Tuesday, February 8, 2011

Does Walter Falter?

It is important when reading Whitman’s “Democratic Vistas” to understand the context in which it was written. As can be expected, America was a very different place in the year 1871, and Whitman’s observations certainly reflect this.  David Brooks wrote an modern reflection on Whitman’s essay, which helps convey the happenings of Whitman’s era. Brooks tells his readers that Whitman was optimistic that the Civil War would have purged the rejoined states of their prior problems and allow them to move forward in terms of culture, education, and literature. Whitman speaks of an ideal future America where the nation is a stronger democracy through “the copious production of perfect characters among the people, and though the advent of a sane and pervading religiousness.” Although there is certainly contention over what exactly the “American dream” is, it is safe to say that this is not everyone’s idea of it. 
This is not to say, necessarily, that the American Dream has changed or expanded. Whitman, while one of the most critically acclaimed American poets of all time, cannot and did not speak for every one of this contemporaries. The number of people that do agree with his notion of the American dream, I would say, has likely fallen greatly since the year 1871 though. I am also willing to argue that his lofty aspirations for the United States of America have not even come close to having been fulfilled in the one hundred-forty years that have elapsed since “Democratic Vistas” was written. Whitman repeatedly explains that expects a class of elite writers, unlike what the world has ever seen, to arise from America. He also calls the “American born populace, the peacablest and most good-natured race in the world” as well as the “most personally independent and intelligent.”
While I would love to say that Walt was spot on with his predictions, I’m afraid that there are glaring statistics that would serve as an irrefutable rebuttal. The body of literature that has come out of America in the last century hardly compares the canon of classics that exists. I love Bukowski as much as, if not more than, the next guy, and Salinger could certainly put words together, but America hasn’t produced anything close to the level of Tolstoy, Dostoyevsky, or Shakespeare. I think the American industrial military complex says plenty and violent crime statistics say more than enough about the “peaceablest and most good-natured race in the world” part of Whitman’s prediction.   As for intelligence, American children are falling behind other nations in terms of education; there is nothing intelligent about failing to invest in future generations. The aspect of today’s American population Whitman comes closest to being right about would be the independence part. Unfortunately, if you ask Robert Putnam he’d tell you that’s not necessarily a good thing. In fact he’d go so far as tell you that this lack of social capital is leading to the disintegration of the American community. 
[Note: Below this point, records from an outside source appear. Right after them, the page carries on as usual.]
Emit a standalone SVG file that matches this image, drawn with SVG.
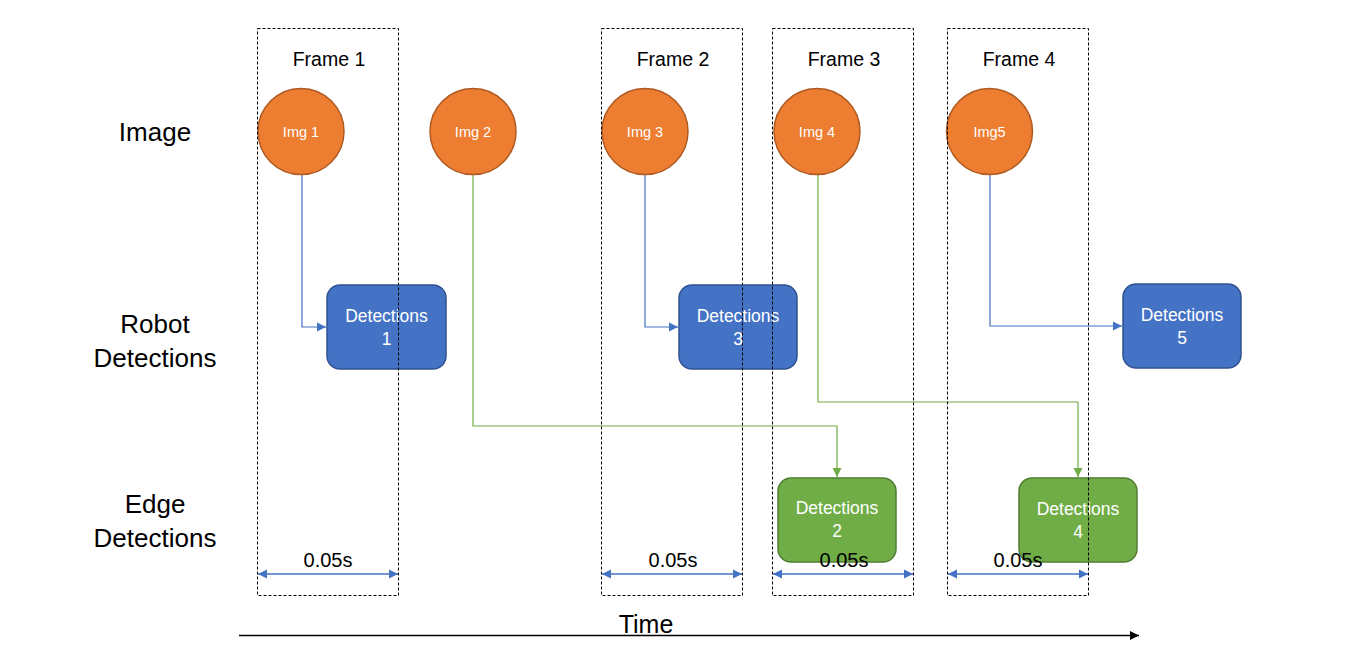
<svg xmlns="http://www.w3.org/2000/svg" width="1361" height="664" viewBox="0 0 1361 664">
<style>
text{font-family:"Liberation Sans",Arial,sans-serif;text-anchor:middle}
.lbl{font-size:26px;fill:#000}
.tm{font-size:25px;fill:#000}
.ft{font-size:19.5px;fill:#000}
.img{fill:#ED7D31;stroke:#AE5A21;stroke-width:1.5}
.it{font-size:14.5px;fill:#fff}
.rb{fill:#4472C4;stroke:#2F528F;stroke-width:1.5}
.eb{fill:#70AD47;stroke:#507E32;stroke-width:1.5}
.bt{font-size:17.5px;fill:#fff}
.cb{fill:none;stroke:#4472C4;stroke-width:1.2}
.cg{fill:none;stroke:#70AD47;stroke-width:1.2}
.fr{fill:none;stroke:#000;stroke-width:1;stroke-dasharray:3 2}
.dim{stroke:#4472C4;stroke-width:1.5}
.dt{font-size:20px;fill:#000}
</style>
<defs>
<marker id="ab" markerWidth="10" markerHeight="10" refX="9" refY="5" orient="auto" markerUnits="userSpaceOnUse"><path d="M0,0.5 L9,5 L0,9.5z" fill="#4472C4"/></marker>
<marker id="ag" markerWidth="10" markerHeight="10" refX="9" refY="5" orient="auto" markerUnits="userSpaceOnUse"><path d="M0,0.5 L9,5 L0,9.5z" fill="#70AD47"/></marker>
<marker id="ak" markerWidth="10" markerHeight="10" refX="9" refY="5" orient="auto" markerUnits="userSpaceOnUse"><path d="M0,0.5 L9,5 L0,9.5z" fill="#000"/></marker>
<marker id="ad" markerWidth="10" markerHeight="10" refX="9" refY="5" orient="auto-start-reverse" markerUnits="userSpaceOnUse"><path d="M0,0.5 L9,5 L0,9.5z" fill="#4472C4"/></marker>
</defs>
<g id="row-labels">
<text class="lbl" x="155" y="141">Image</text>
<text class="lbl" x="155" y="333">Robot</text>
<text class="lbl" x="155" y="367">Detections</text>
<text class="lbl" x="155" y="513">Edge</text>
<text class="lbl" x="155" y="547">Detections</text>
</g>
<g id="connectors">
<path class="cb" d="M302,175 V327 H326" marker-end="url(#ab)"/>
<path class="cg" d="M473,175 V426 H837 V477" marker-end="url(#ag)"/>
<path class="cb" d="M645,175 V327 H678" marker-end="url(#ab)"/>
<path class="cg" d="M818,175 V402 H1078 V477" marker-end="url(#ag)"/>
<path class="cb" d="M990,175 V326 H1122" marker-end="url(#ab)"/>
</g>
<g id="img1"><circle class="img" cx="301" cy="131.5" r="43"/><text class="it" x="301" y="137">Img 1</text></g>
<g id="img2"><circle class="img" cx="473" cy="131.5" r="43"/><text class="it" x="473" y="137">Img 2</text></g>
<g id="img3"><circle class="img" cx="645" cy="131.5" r="43"/><text class="it" x="645" y="137">Img 3</text></g>
<g id="img4"><circle class="img" cx="817" cy="131.5" r="43"/><text class="it" x="817" y="137">Img 4</text></g>
<g id="img5"><circle class="img" cx="989.5" cy="131.5" r="43"/><text class="it" x="989.5" y="137">Img5</text></g>
<g id="det1"><rect class="rb" x="327" y="285" width="119" height="84" rx="13"/><text class="bt" x="386.5" y="322">Detections</text><text class="bt" x="386.5" y="345">1</text></g>
<g id="det3"><rect class="rb" x="679" y="285" width="118" height="84" rx="13"/><text class="bt" x="738" y="322">Detections</text><text class="bt" x="738" y="345">3</text></g>
<g id="det5"><rect class="rb" x="1123" y="284" width="118" height="84" rx="13"/><text class="bt" x="1182" y="321">Detections</text><text class="bt" x="1182" y="344">5</text></g>
<g id="det2"><rect class="eb" x="778" y="478" width="118" height="84" rx="13"/><text class="bt" x="837" y="514">Detections</text><text class="bt" x="837" y="537">2</text></g>
<g id="det4"><rect class="eb" x="1019" y="478" width="118" height="84" rx="13"/><text class="bt" x="1078" y="515">Detections</text><text class="bt" x="1078" y="538">4</text></g>
<g id="frame1"><rect class="fr" x="257.5" y="28.5" width="141" height="567"/><text class="ft" x="329" y="66">Frame 1</text><line class="dim" x1="258" y1="574" x2="398" y2="574" marker-start="url(#ad)" marker-end="url(#ad)"/><text class="dt" x="328" y="567">0.05s</text></g>
<g id="frame2"><rect class="fr" x="601.5" y="28.5" width="141" height="567"/><text class="ft" x="673" y="66">Frame 2</text><line class="dim" x1="602" y1="574" x2="742" y2="574" marker-start="url(#ad)" marker-end="url(#ad)"/><text class="dt" x="673" y="567">0.05s</text></g>
<g id="frame3"><rect class="fr" x="772.5" y="28.5" width="141" height="567"/><text class="ft" x="844" y="66">Frame 3</text><line class="dim" x1="773" y1="574" x2="913" y2="574" marker-start="url(#ad)" marker-end="url(#ad)"/><text class="dt" x="844" y="567">0.05s</text></g>
<g id="frame4"><rect class="fr" x="947.5" y="28.5" width="141" height="567"/><text class="ft" x="1019" y="66">Frame 4</text><line class="dim" x1="948" y1="574" x2="1088" y2="574" marker-start="url(#ad)" marker-end="url(#ad)"/><text class="dt" x="1018" y="567">0.05s</text></g>
<g id="time-axis"><line x1="239" y1="635.5" x2="1139" y2="635.5" stroke="#000" stroke-width="1.5" marker-end="url(#ak)"/><text class="tm" x="646" y="633">Time</text></g>
</svg>
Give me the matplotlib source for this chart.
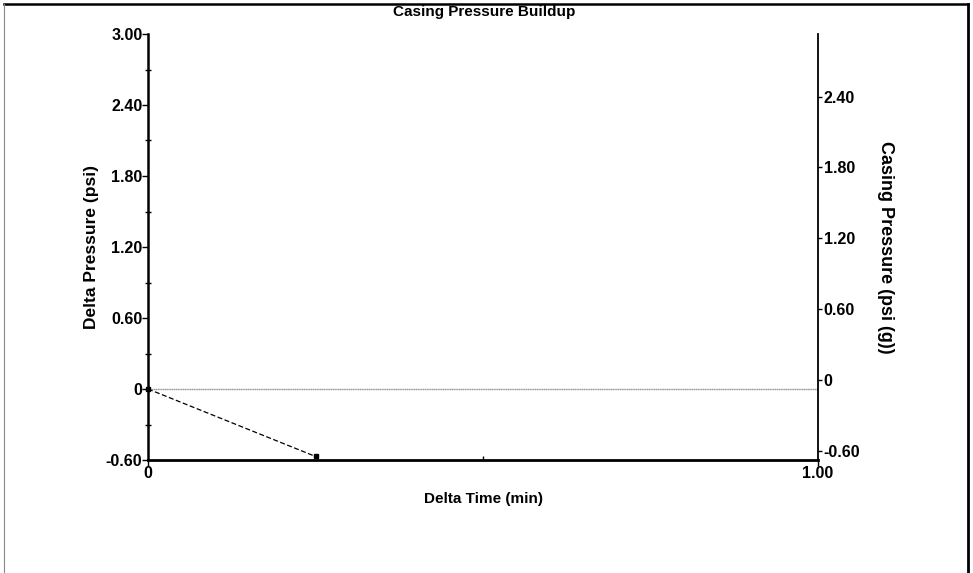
import matplotlib
matplotlib.use("Agg")
import matplotlib.pyplot as plt
from matplotlib.lines import Line2D
from matplotlib.ticker import MultipleLocator, FixedLocator

plt.rcParams['font.family'] = ['Liberation Sans', 'DejaVu Sans']

# data
delta_time = [0.0, 0.25]
delta_pressure = [0.0, -0.57]
left_ticks = [-0.60, 0, 0.60, 1.20, 1.80, 2.40, 3.00]
left_labels = ['-0.60', '0', '0.60', '1.20', '1.80', '2.40', '3.00']
right_ticks = [-0.60, 0, 0.60, 1.20, 1.80, 2.40]
right_labels = ['-0.60', '0', '0.60', '1.20', '1.80', '2.40']
x_ticks = [0, 1.0]
x_labels = ['0', '1.00']

fig = plt.figure(figsize=(9.73, 5.73), dpi=100)
ax = fig.add_axes([148/973, 1-460/573, (818-148)/973, (460-34)/573])

ax.set_xlim(0, 1.0)
ax.set_ylim(-0.60, 3.00)

ax.axhline(0, color='#999999', lw=1.0, ls=(0, (1, 0.3)), zorder=1)
ax.plot(delta_time, delta_pressure, color='black', lw=0.9, ls=(0, (4, 2)),
        marker='s', ms=3.5, mfc='black', mec='black', zorder=3, clip_on=False)

for s in ['top', 'right']:
    ax.spines[s].set_visible(False)
ax.spines['left'].set_linewidth(1.8)
ax.spines['bottom'].set_linewidth(2.0)

ax.yaxis.set_major_locator(FixedLocator(left_ticks))
ax.set_yticklabels(left_labels)
ax.yaxis.set_minor_locator(MultipleLocator(0.3))
ax.xaxis.set_major_locator(FixedLocator(x_ticks))
ax.set_xticklabels(x_labels)
ax.xaxis.set_minor_locator(FixedLocator([0.5]))

ax.tick_params(axis='both', which='major', direction='out', length=4, width=1,
               labelsize=11.5, pad=0)
ax.tick_params(axis='y', which='minor', direction='inout', length=4, width=1)
ax.tick_params(axis='x', which='minor', direction='in', length=3, width=1)
for lab in ax.get_xticklabels() + ax.get_yticklabels():
    lab.set_fontweight('bold')

ax.set_xlabel('Delta Time (min)', fontsize=11, fontweight='bold', labelpad=8)
ax.set_ylabel('Delta Pressure (psi)', fontsize=12.5, fontweight='bold', labelpad=5)

ax2 = ax.twinx()
ax2.set_ylim(-0.676, 2.93)
for s in ['top', 'left', 'bottom']:
    ax2.spines[s].set_visible(False)
ax2.spines['right'].set_linewidth(1.3)
ax2.yaxis.set_major_locator(FixedLocator(right_ticks))
ax2.set_yticklabels(right_labels)
ax2.tick_params(axis='y', which='major', direction='out', length=3, width=1,
                labelsize=11.5, pad=1)
for lab in ax2.get_yticklabels():
    lab.set_fontweight('bold')
ax2.set_ylabel('Casing Pressure (psi (g))', fontsize=13, fontweight='bold',
               rotation=270, labelpad=24)

fig.text(484/973, 1-12/573, 'Casing Pressure Buildup', ha='center', va='center',
         fontsize=11, fontweight='bold')

# outer frame
fig.add_artist(Line2D([4/973, 968/973], [1-4/573, 1-4/573], color='black', lw=1.8,
                      transform=fig.transFigure))
fig.add_artist(Line2D([4/973, 4/973], [0, 1-4/573], color='#888888', lw=0.8,
                      transform=fig.transFigure))
fig.add_artist(Line2D([968/973, 968/973], [0, 1-4/573], color='black', lw=2.0,
                      transform=fig.transFigure))

fig.savefig('out.png', dpi=100)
However, if Whitman were to read this response today, David Brooks says that he would likely agree with a large part of it. In fact shortly after writing “Democratic Vistas” Whitman realized that perhaps his optimism got the best of him and the American people are largely more apathetic then he initially realized. I was somewhat surprised that Brooks wrote such a glowing response to this essay. What Brooks seems to have liked about “Vistas” was the way it aligns so well with the ideas of American exceptionalism and overall patriotism. Brooks even opens his piece with “Whenever I hear people say something stupid about America, which is often these days, I want to punch them in the nose and hand them Walt Whitman’s 1871 essay ‘Democratic Vistas’.” Maybe this poor first impression has tainted the voice Brooks writes with for me, but saying this and then talking about how even Whitman came to realize how he was disillusioned about America makes Brooks seems almost as contradictory as Whitman was. The difference is that Whitman openly admitted his contradictions. But maybe I just need a punch in the nose.